▸ PROBLEM REQUIREMENTS:
In the listing below, locate the lines that hold "this" and copy them.

Start

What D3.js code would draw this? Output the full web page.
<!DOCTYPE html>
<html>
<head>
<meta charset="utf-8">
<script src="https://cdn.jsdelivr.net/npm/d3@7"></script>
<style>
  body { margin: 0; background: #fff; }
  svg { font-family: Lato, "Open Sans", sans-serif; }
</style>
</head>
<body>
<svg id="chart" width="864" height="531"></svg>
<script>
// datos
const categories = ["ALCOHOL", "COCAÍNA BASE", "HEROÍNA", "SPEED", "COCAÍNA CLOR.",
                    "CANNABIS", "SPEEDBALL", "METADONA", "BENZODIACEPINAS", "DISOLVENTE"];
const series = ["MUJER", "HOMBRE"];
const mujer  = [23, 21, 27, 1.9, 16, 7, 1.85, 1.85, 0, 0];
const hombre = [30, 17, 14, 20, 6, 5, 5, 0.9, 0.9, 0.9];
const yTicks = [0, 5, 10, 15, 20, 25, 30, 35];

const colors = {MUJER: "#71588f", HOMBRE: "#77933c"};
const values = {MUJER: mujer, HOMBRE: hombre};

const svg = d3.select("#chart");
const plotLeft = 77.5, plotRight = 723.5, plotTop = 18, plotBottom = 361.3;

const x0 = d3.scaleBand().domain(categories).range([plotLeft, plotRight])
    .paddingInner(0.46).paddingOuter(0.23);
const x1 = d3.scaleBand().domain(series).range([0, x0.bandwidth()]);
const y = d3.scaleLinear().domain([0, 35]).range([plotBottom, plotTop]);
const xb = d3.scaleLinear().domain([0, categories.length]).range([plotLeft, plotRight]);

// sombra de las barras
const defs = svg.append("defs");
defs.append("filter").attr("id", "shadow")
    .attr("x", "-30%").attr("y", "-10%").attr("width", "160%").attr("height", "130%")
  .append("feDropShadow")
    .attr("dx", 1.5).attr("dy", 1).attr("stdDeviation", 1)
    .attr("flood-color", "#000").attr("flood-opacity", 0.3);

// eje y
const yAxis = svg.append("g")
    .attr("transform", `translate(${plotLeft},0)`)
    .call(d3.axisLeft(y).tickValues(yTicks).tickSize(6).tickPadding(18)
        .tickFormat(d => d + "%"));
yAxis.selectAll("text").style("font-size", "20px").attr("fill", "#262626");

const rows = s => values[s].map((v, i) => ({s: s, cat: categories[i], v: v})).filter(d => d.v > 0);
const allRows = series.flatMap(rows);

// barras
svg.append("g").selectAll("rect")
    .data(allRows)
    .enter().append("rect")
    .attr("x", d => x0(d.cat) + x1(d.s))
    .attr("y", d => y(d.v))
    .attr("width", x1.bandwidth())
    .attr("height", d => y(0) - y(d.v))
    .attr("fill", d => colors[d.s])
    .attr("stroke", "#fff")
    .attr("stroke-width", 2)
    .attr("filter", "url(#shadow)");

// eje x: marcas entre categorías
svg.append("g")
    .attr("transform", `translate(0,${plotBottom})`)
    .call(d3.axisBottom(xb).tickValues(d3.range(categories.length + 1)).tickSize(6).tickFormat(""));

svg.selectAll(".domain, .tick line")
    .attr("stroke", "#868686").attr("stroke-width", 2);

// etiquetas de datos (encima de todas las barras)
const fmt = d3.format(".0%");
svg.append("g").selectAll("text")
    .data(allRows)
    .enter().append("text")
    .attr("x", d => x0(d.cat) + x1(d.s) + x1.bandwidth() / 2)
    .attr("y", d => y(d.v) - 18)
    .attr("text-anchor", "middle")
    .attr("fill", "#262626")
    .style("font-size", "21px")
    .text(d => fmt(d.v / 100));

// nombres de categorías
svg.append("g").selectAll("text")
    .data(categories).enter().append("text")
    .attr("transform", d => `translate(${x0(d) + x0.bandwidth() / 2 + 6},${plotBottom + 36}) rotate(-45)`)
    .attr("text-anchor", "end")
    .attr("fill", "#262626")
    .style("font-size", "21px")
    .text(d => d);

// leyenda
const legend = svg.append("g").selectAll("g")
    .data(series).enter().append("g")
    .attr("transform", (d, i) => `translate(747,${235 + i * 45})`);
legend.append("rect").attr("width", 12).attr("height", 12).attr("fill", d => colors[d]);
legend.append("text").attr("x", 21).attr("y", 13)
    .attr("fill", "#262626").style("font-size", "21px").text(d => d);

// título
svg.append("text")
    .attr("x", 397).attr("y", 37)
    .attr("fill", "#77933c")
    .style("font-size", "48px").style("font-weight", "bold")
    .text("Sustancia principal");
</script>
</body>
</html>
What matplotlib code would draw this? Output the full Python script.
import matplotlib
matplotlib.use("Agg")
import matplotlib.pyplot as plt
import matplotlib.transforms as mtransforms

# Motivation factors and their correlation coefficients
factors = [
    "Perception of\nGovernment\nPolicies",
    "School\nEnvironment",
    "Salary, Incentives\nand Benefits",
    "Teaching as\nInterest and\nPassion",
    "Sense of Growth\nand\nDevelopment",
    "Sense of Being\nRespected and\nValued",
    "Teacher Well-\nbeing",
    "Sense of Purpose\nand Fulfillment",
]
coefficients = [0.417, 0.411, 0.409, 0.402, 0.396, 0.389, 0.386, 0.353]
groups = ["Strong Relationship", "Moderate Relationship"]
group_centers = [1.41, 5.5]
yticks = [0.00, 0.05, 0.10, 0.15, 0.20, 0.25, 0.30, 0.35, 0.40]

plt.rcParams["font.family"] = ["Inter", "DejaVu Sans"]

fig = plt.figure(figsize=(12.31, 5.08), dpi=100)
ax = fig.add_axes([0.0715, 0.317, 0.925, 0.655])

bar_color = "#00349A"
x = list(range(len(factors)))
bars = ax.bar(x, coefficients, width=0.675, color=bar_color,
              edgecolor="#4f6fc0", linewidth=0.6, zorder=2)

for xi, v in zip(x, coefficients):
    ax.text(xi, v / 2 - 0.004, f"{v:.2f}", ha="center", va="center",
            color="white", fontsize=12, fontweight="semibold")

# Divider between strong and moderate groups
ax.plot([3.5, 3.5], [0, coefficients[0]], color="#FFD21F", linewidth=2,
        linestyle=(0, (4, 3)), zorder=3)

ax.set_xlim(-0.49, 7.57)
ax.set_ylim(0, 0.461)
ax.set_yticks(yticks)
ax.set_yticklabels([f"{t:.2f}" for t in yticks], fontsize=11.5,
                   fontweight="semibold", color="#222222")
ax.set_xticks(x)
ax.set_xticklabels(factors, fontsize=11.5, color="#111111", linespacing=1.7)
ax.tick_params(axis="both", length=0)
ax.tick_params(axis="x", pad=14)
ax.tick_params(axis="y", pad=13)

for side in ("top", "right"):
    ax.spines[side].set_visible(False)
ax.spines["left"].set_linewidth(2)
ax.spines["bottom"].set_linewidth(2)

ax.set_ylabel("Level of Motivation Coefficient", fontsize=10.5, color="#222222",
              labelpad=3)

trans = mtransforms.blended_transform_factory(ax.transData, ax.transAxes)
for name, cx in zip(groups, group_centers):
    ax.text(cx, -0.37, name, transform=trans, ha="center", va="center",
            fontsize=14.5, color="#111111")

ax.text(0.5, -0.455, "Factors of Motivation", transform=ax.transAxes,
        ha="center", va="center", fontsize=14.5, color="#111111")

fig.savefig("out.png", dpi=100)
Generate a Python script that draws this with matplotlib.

End

▸ REPLY:
What D3.js code would draw this? Output the full web page.
What matplotlib code would draw this? Output the full Python script.
Generate a Python script that draws this with matplotlib.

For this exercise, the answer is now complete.